Democrat March-April 2008 (Number 107)
How the EU Operates
The European Investment Bank
Railways, PFI and PPP schemes
Chancellor Alistair Darling is assisted by Timothy Stone of the KPMG corporation. They are both part of the board of the EU's European Investment Bank (EIB).* Both men, like Gordon Brown and Tony Blair before him, are dead keen on PFI schemes. The EIB has arranged massive loans to PFI schemes.
Since the 2005 election the EIB has loaned nearly £2 bn to PFIs in Britain. EIB loans, which in effect are public money, are at very good rates, so this represents a huge public subsidy to PFI schemes in Britain. This money is raised by the Bank at low interest rates and is therefore not direct private investment as widely advertised to give the impression of capitalists risking their money. However, it is the latter who take the huge profits available.
There is no reason whatsoever why the Government here could not raise money at even better rates than the EIB and fund the public sector hospitals, railways and education. The strict criteria of the EU's economic and monetary union have been crafted to prevent expenditure in the public sector. Britain is in the penultimate stage of the single currency and is subject to these rules and fines for not carrying them out.
The EIB carries out transactions to further the aims and policies of the EU, hence support for PFI and PPP schemes within the Single European Market. EIB loans have helped to float some of the more contentious PFIs:. Schemes backed since the last election in 2005 include the Bart's Hospital and Birmingham Hospital PFIs. Before then, £600 million of EIB loans went to the now-failed Metronet London Underground privatisation.
The impression is given that the railways in Britain have had a huge private investment in them. The reality is that the government subsidises the railways even more than in previous decades.
Dr Stone is a frequent adviser to the government on PFI, and his company also has a particular interest as it frequently earns fees advising on schemes. Indeed KPMG was paid to advise on four of the 15 PFI schemes backed by the EIB - North Staffs Hospital, Cornwall Waste Management, Lanarkshire Schools, and Northern Ireland M1-Westlink road schemes while these PFIs also received generous EIB loans.

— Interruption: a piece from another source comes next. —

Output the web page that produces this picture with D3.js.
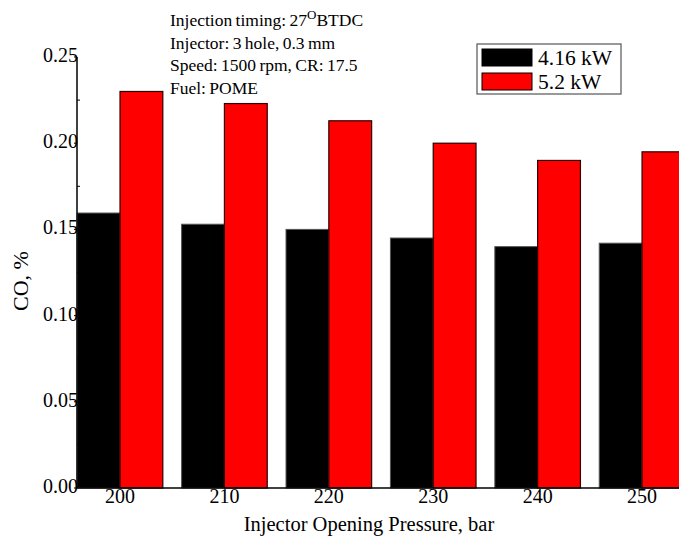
<!DOCTYPE html>
<html>
<head>
<meta charset="utf-8">
<script src="https://cdn.jsdelivr.net/npm/d3@7"></script>
<style>
  body { margin: 0; background: #fff; }
  svg { display: block; font-family: "Liberation Serif", "Times New Roman", serif; }
</style>
</head>
<body>
<svg id="chart" width="679" height="537"></svg>
<script>
// data
const pressures = [200, 210, 220, 230, 240, 250];
const load416 = [0.1595, 0.153, 0.150, 0.145, 0.140, 0.142];
const load52 = [0.230, 0.223, 0.213, 0.200, 0.190, 0.195];
const seriesNames = ["4.16 kW", "5.2 kW"];
const yTicks = [0.00, 0.05, 0.10, 0.15, 0.20, 0.25];
const notes = ["Injection timing: 27", "Injector: 3 hole, 0.3 mm", "Speed: 1500 rpm, CR: 17.5", "Fuel: POME"];

const svg = d3.select("#chart");

const x = d3.scaleLinear().domain([195.88, 253.54]).range([77, 679]);
const y = d3.scaleLinear().domain([0, 0.25]).range([488, 57]);
const barW = 4.1; // in x units

const g = svg.append("g");

// black bars (left of tick) and red bars (right of tick)
g.selectAll("rect.b1")
  .data(pressures)
  .enter().append("rect")
  .attr("class", "b1")
  .attr("x", d => x(d - barW))
  .attr("width", d => x(d) - x(d - barW))
  .attr("y", (d, i) => y(load416[i]))
  .attr("height", (d, i) => y(0) - y(load416[i]))
  .attr("fill", "#000")
  .attr("stroke", "#555")
  .attr("stroke-width", 1);

g.selectAll("rect.b2")
  .data(pressures)
  .enter().append("rect")
  .attr("class", "b2")
  .attr("x", d => x(d))
  .attr("width", d => x(d + barW) - x(d))
  .attr("y", (d, i) => y(load52[i]))
  .attr("height", (d, i) => y(0) - y(load52[i]))
  .attr("fill", "#ff0000")
  .attr("stroke", "#2a0000")
  .attr("stroke-width", 1.2);

// y axis
const yAxis = g.append("g").attr("transform", "translate(77,0)");
yAxis.append("line")
  .attr("x1", 0).attr("x2", 0)
  .attr("y1", y(0.25)).attr("y2", y(0))
  .attr("stroke", "#000").attr("stroke-width", 1.5);
yAxis.selectAll("line.minor")
  .data(d3.range(0.025, 0.25, 0.05))
  .enter().append("line")
  .attr("class", "minor")
  .attr("x1", 0).attr("x2", 3)
  .attr("y1", d => y(d)).attr("y2", d => y(d))
  .attr("stroke", "#000");
yAxis.selectAll("line.major")
  .data(yTicks)
  .enter().append("line")
  .attr("class", "major")
  .attr("x1", -3).attr("x2", 0)
  .attr("y1", d => y(d)).attr("y2", d => y(d))
  .attr("stroke", "#000");
yAxis.selectAll("text")
  .data(yTicks)
  .enter().append("text")
  .attr("x", 1)
  .attr("y", d => y(d) - 2)
  .attr("dy", "0.35em")
  .attr("text-anchor", "end")
  .attr("font-size", 20)
  .text(d => d.toFixed(2));

// x axis
const xAxis = g.append("g");
xAxis.append("line")
  .attr("x1", 77).attr("x2", 679)
  .attr("y1", y(0)).attr("y2", y(0))
  .attr("stroke", "#000").attr("stroke-width", 1.5);
xAxis.selectAll("text")
  .data(pressures)
  .enter().append("text")
  .attr("x", d => x(d))
  .attr("y", 503)
  .attr("text-anchor", "middle")
  .attr("font-size", 20)
  .text(d => d);

svg.append("text")
  .attr("x", 369).attr("y", 531)
  .attr("text-anchor", "middle")
  .attr("font-size", 20.5)
  .text("Injector Opening Pressure, bar");

svg.append("text")
  .attr("transform", "translate(28,281) rotate(-90)")
  .attr("text-anchor", "middle")
  .attr("font-size", 22)
  .text("CO, %");

// annotation block
const note = svg.append("g").attr("font-size", 17.5).attr("word-spacing", -1);
notes.forEach((t, i) => {
  const tx = note.append("text")
    .attr("x", 170)
    .attr("y", 26 + i * 22.7)
    .text(t);
  if (i === 0) {
    tx.append("tspan").attr("dy", -7).attr("font-size", 13).text("O");
    tx.append("tspan").attr("dy", 7).text("BTDC");
  }
});

// legend
const leg = svg.append("g");
leg.append("rect")
  .attr("x", 477).attr("y", 44)
  .attr("width", 144).attr("height", 50)
  .attr("fill", "#fff").attr("stroke", "#555").attr("stroke-width", 1.2);
const legColors = ["#000", "#ff0000"];
seriesNames.forEach((s, i) => {
  leg.append("rect")
    .attr("x", 482).attr("y", 49 + i * 24)
    .attr("width", 50).attr("height", 17)
    .attr("fill", legColors[i])
    .attr("stroke", "#000");
  leg.append("text")
    .attr("x", 538).attr("y", 57 + i * 24)
    .attr("dy", "0.35em")
    .attr("font-size", 21.5)
    .text(s);
});
</script>
</body>
</html>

* Some of Dr Stone's other jobs included: senior consultation partner for KPMG who are the financial advisors to the Britain's Strategic Rail Authority; advisor to the Virgin Rail Group's successful bid to become the operator of the UK's West Coast Mainline train franchise; advisor to SNCF, the French Railways, for cross border financing of TGV train-sets; as a director of S.S.Warburg he was a founder of the operator of the Channel Tunnel Rail Link, London & Continental Railways.